FarsBase: The Persian Knowledge Graph

Tracking #: 2096-3309

Majid Asgari Bidhendi
Ali Hadian
Behrouz Minaei-Bidgoli

Responsible editor: 
Guest Editors Knowledge Graphs 2018

Submission type: 
Full Paper
Over the last decade, extensive research has been done on automatic construction of knowledge graphs from Web resources, resulting in a number of large-scale knowledge graphs such as YAGO, DBpedia, BabelNet, and Wikidata. Despite that some of these knowledge graphs are multilingual, they contain few or no linked data in Persian, and do not support tools for extracting knowledge from Persian information sources. FarsBase is the first Persian multi-source knowledge graph, which is specifically designed for semantic search engines to support Persian knowledge. FarsBase uses a diverse set of hybrid and flexible techniques to extract and integrate knowledge from various sources, such as Wikipedia, Web tables and unstructured texts. It also supports entity linking, which allows integration with other knowledge graphs. To maintain a high accuracy for triples, we adopt a low-cost mechanism for verifying candidate knowledge by human experts, where the candidates for human verification are prioritized using different heuristics. FarsBase is being used as the semantic-search system of a Persian search engine and efficiently answers hundreds of semantic queries per second.
Full PDF Version: 

Minor Revision

Solicited Reviews:
Click to Expand/Collapse
Review #1
By Mozhdeh Gheini submitted on 25/Jan/2019
Minor Revision
Review Comment:

This full paper is the revised version of an earlier manuscript in which the authors introduced FarsBase, a knowledge graph constructed in Persian.
In their revision, authors address the concerns mentioned in the reviews to a very large extent. The quality of the related work section and the writing has improved significantly. However, few grammatical mistakes, as exemplified below, remain in the text:
Introduction, paragraph 2: The past decade have witnessed --> The past decade has witnessed
Page 3, right column, at the top: an alternative approaches --> an alternative approach or alternative approaches
Page 4, right column: do not worth extraction --> are not worth extraction
Hence, I'm voting for a minor revision.

Review #2
Anonymous submitted on 08/Feb/2019
Review Comment:

Thanks to the authors for the major revision, I think now the paper has more structure and scientific language,
also, I am impressed by the demo:http://farsbase.net/search/html/index.html
I would recommend to put the link of the demo and maybe the rest (e.g., the link of the endpoint) in the abstract.
However, I strongly request authors to make another round of language checking some minor stuff are missing such as:

use the correct abbreviation throughout the paper e.g., YAGO
the tense of the language should be simple present or simple past, you often use will e.g., Fanbase will...
sometimes the opening or closing parenthesis is missing
there should be a space between the last word and references
provide a reference for the transformer
would be great if you enhance the quality of tables and figure

Review #3
Anonymous submitted on 10/Feb/2019
Minor Revision
Review Comment:

(1) originality:
Authors proposed a knowledge base construction framework targetted to a specific language named Parsi. They discuss the current SOTA tools for Parsi and the challenges associated with them.

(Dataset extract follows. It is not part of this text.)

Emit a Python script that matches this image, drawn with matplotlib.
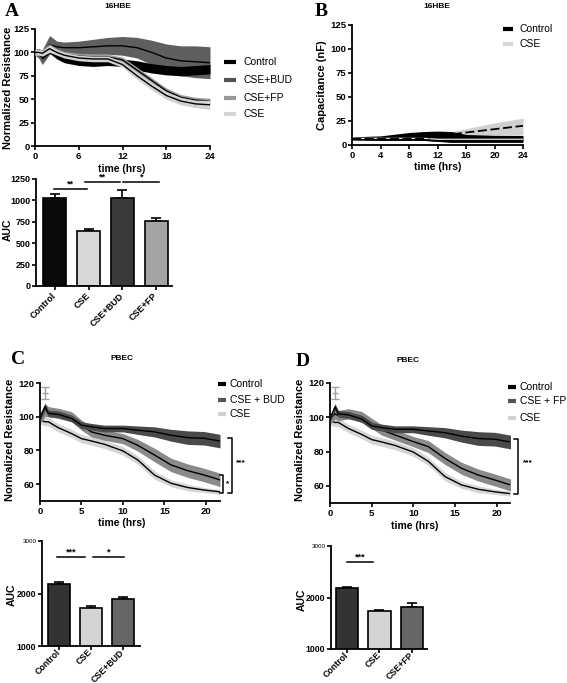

(2) significance of the results:

Raw text classifier:
Authors mentioned that there are four kinds of RTEs.
But, only in the section 5.3.5 Dependency patterns, they report “Using these patterns, we extracted 240320 triples from Wikipedia articles.”
How many triples were extracted by other types of RTEs - how useful were the others?

(3) Quality of writing:
i) Verbosity can be decreased to make it easy and quick for readers to follow along.
For instance, consider the contributions listed in page 1-2, and challenges on page 3: The list items could have been succinctly enumerated.
Suggestion: Generally, the first sentence of each list item shall be the main argument of the list item. Keep away from going into full details there itself, maybe mention the section number for additional info if needed.

ii) Coherency can be improved to make it less confusing for the readers to follow along:
For instance, consider section 5.3 on page 10
Authors say “FarsBase has four modules for raw-text triple extraction, ..... In the following, we briefly describe how different RTE methods pre-process and extract triples in FarsBase.”
But the immediate subsections are 5.3.{1,2} and which goes into “Entity linking” and "Coreference Resolution". Many readers will be confused to read about entity linking when they expected to know about rule-based extraction there.
Suggestion: Either 5.3.1 and 5.3.2 should be moved down to a later part of the story, or earlier where preprocessing is mentioned.